Google announces Gemini 3.1 Pro, says it's better at complex problem-solving
Source: Ars Technica
Overview
Google has released a new version of its flagship AI model, Gemini 3.1 Pro, now available in preview for developers and consumers. The update follows the November release of Gemini 3 and promises enhanced problem‑solving and reasoning capabilities. Google also announced improvements to its Deep Think tool, which now runs on Gemini 3.1 Pro.
Benchmark Results
In the Humanity’s Last Exam—a benchmark that tests advanced domain‑specific knowledge—Gemini 3.1 Pro achieved a record 44.4 % score, surpassing Gemini 3 (37.5 %) and OpenAI’s GPT 5.2 (34.5 %).

Credit: Google
The model also showed a substantial improvement on the ARC‑AGI‑2 benchmark, which contains novel logic problems that cannot be directly trained into an AI. Gemini 3 scored 31.1 %, while Gemini 3.1 Pro more than doubled that performance to 77.1 %.
Arena Leaderboard
Google often highlights its models’ positions on the Arena leaderboard (formerly LM Arena).

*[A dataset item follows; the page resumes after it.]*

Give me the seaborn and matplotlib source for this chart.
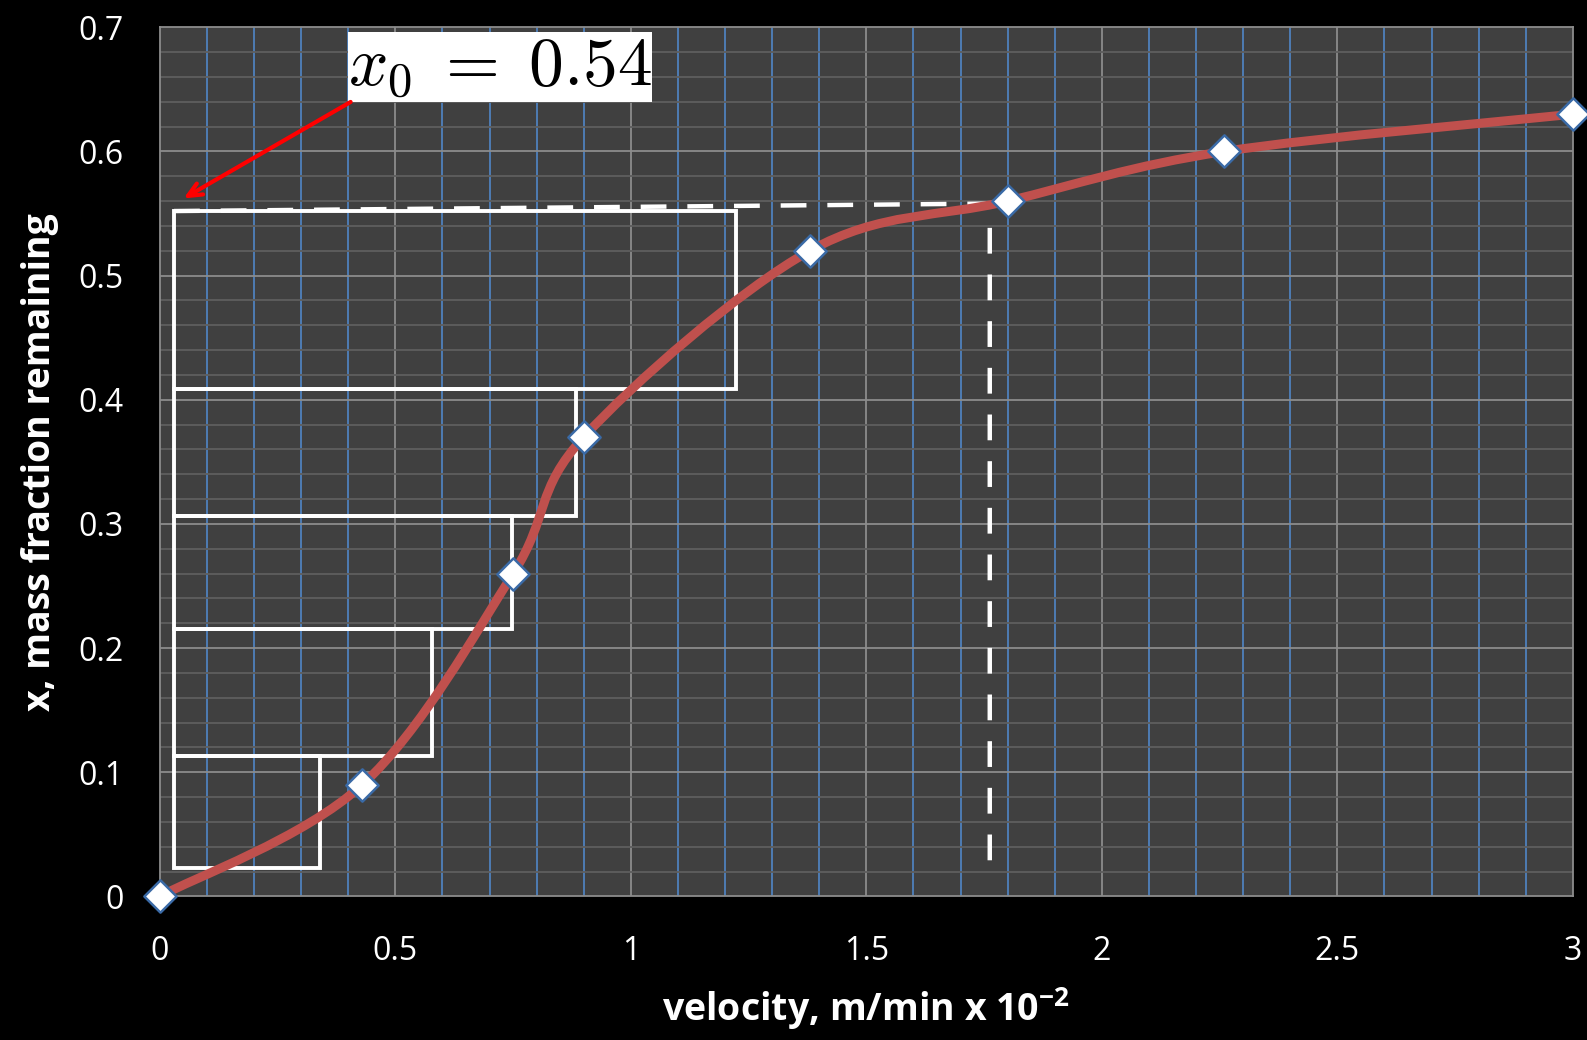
import numpy as np
import matplotlib
matplotlib.use("Agg")
import matplotlib.pyplot as plt
from matplotlib.path import Path
from matplotlib.patches import PathPatch
import seaborn as sns

# measured points (velocity, mass fraction remaining)
velocity = [0.0, 0.43, 0.75, 0.90, 1.38, 1.80, 2.26, 3.0]
fraction = [0.0, 0.09, 0.26, 0.37, 0.52, 0.56, 0.60, 0.63]

# step boxes under the curve
box_left = 0.03
box_right = [0.34, 0.578, 0.748, 0.883, 1.223]
box_bottom = [0.023, 0.113, 0.215, 0.306, 0.409]
box_top = [0.113, 0.215, 0.306, 0.409, 0.552]

# dashed guide lines
guide_x = [0.03, 1.762, 1.762]
guide_y = [0.552, 0.558, 0.023]

x_ticks = [0, 0.5, 1, 1.5, 2, 2.5, 3]
x_ticklabels = ["0", "0.5", "1", "1.5", "2", "2.5", "3"]
y_ticks = [0, 0.1, 0.2, 0.3, 0.4, 0.5, 0.6, 0.7]
y_ticklabels = ["0", "0.1", "0.2", "0.3", "0.4", "0.5", "0.6", "0.7"]

sns.set_style("dark")
plt.rcParams['font.family'] = ['Open Sans', 'DejaVu Sans']
plt.rcParams['mathtext.fontset'] = 'custom'
plt.rcParams['mathtext.rm'] = 'Open Sans:bold'

W, H = 1568, 1028  # layout measured on the shown picture
fig = plt.figure(figsize=(15.87, 10.4), dpi=100, facecolor='black')
ax = fig.add_axes([158 / W, 1 - 886 / H, (1554 - 158) / W, (886 - 27) / H])
ax.set_facecolor('#404040')

# grid: blue minor verticals, gray horizontals
for v in np.arange(0.1, 3.0, 0.1):
    if abs(v * 2 - round(v * 2)) > 1e-6:
        ax.axvline(v, color='#4f81bd', lw=1.3, zorder=0)
for v in np.arange(0.5, 3.0, 0.5):
    ax.axvline(v, color='#8c8c8c', lw=1.3, zorder=0)
for h in np.arange(0.02, 0.7, 0.02):
    if abs(h * 10 - round(h * 10)) > 1e-6:
        ax.axhline(h, color='#5e5e5e', lw=1.3, zorder=0)
for h in np.arange(0.1, 0.7, 0.1):
    ax.axhline(h, color='#8c8c8c', lw=1.3, zorder=0)

# boxes
ax.barh(box_bottom, np.array(box_right) - box_left,
        height=np.array(box_top) - np.array(box_bottom),
        left=box_left, align='edge', fill=False, edgecolor='white', lw=2.8, zorder=2)

# dashed guides
ax.plot(guide_x, guide_y, color='white', lw=3.2, dashes=(5.8, 4.7), zorder=3)

# smooth curve (Excel-style bezier through points)
pts = np.column_stack([velocity, fraction])
ext = np.vstack([pts[0], pts, pts[-1]])
verts = [tuple(pts[0])]
codes = [Path.MOVETO]
for i in range(len(pts) - 1):
    p0, p1, p2, p3 = ext[i], ext[i + 1], ext[i + 2], ext[i + 3]
    c1 = p1 + (p2 - p0) / 6
    c2 = p2 - (p3 - p1) / 6
    verts += [tuple(c1), tuple(c2), tuple(p2)]
    codes += [Path.CURVE4] * 3
ax.add_patch(PathPatch(Path(verts, codes), fill=False, edgecolor='#c0504d',
                       lw=6.5, capstyle='round', zorder=4))

sns.scatterplot(x=velocity, y=fraction, marker='D', s=270, color='white',
                edgecolor='#3a6aa6', linewidth=1.8, zorder=5, ax=ax, clip_on=False)

# annotation
ax.text(0.722, 0.668, r'$x_0\;=\;0.54$', fontsize=50, color='black', ha='center', va='center',
        math_fontfamily='cm',
        bbox=dict(facecolor='white', edgecolor='none', pad=0), zorder=6)
ax.annotate('', xy=(0.045, 0.561), xytext=(0.41, 0.641),
            arrowprops=dict(arrowstyle='->,head_length=1.0,head_width=0.45', color='#ff0000', lw=3.0),
            zorder=6)

ax.set_xlim(0, 3)
ax.set_ylim(0, 0.7)
ax.set_xticks(x_ticks)
ax.set_xticklabels(x_ticklabels)
ax.set_yticks(y_ticks)
ax.set_yticklabels(y_ticklabels)
ax.tick_params(colors='white', labelsize=23, length=0)
ax.tick_params(axis='x', pad=28)
ax.tick_params(axis='y', pad=26)
ax.grid(False)
for s in ax.spines.values():
    s.set_color('#8c8c8c')
    s.set_linewidth(1.3)

ax.set_xlabel(r'velocity, m/min x 10$^{\mathrm{-2}}$', color='white', fontsize=27, fontweight='bold', labelpad=12)
ax.set_ylabel('x, mass fraction remaining', color='white', fontsize=27, fontweight='bold', labelpad=14)

fig.savefig('out.png', dpi=100, facecolor='black')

This time, Gemini 3.1 Pro does not top the list:
- Text: Claude Opus 4.6 leads with a score of 1504, four points ahead of Gemini 3.1 Pro.
- Code: Claude Opus 4.6, Opus 4.5, and GPT 5.2 High all rank slightly above Gemini 3.1 Pro.
It’s worth noting that the Arena leaderboard is based on user votes, which can favor outputs that appear correct even if they are not.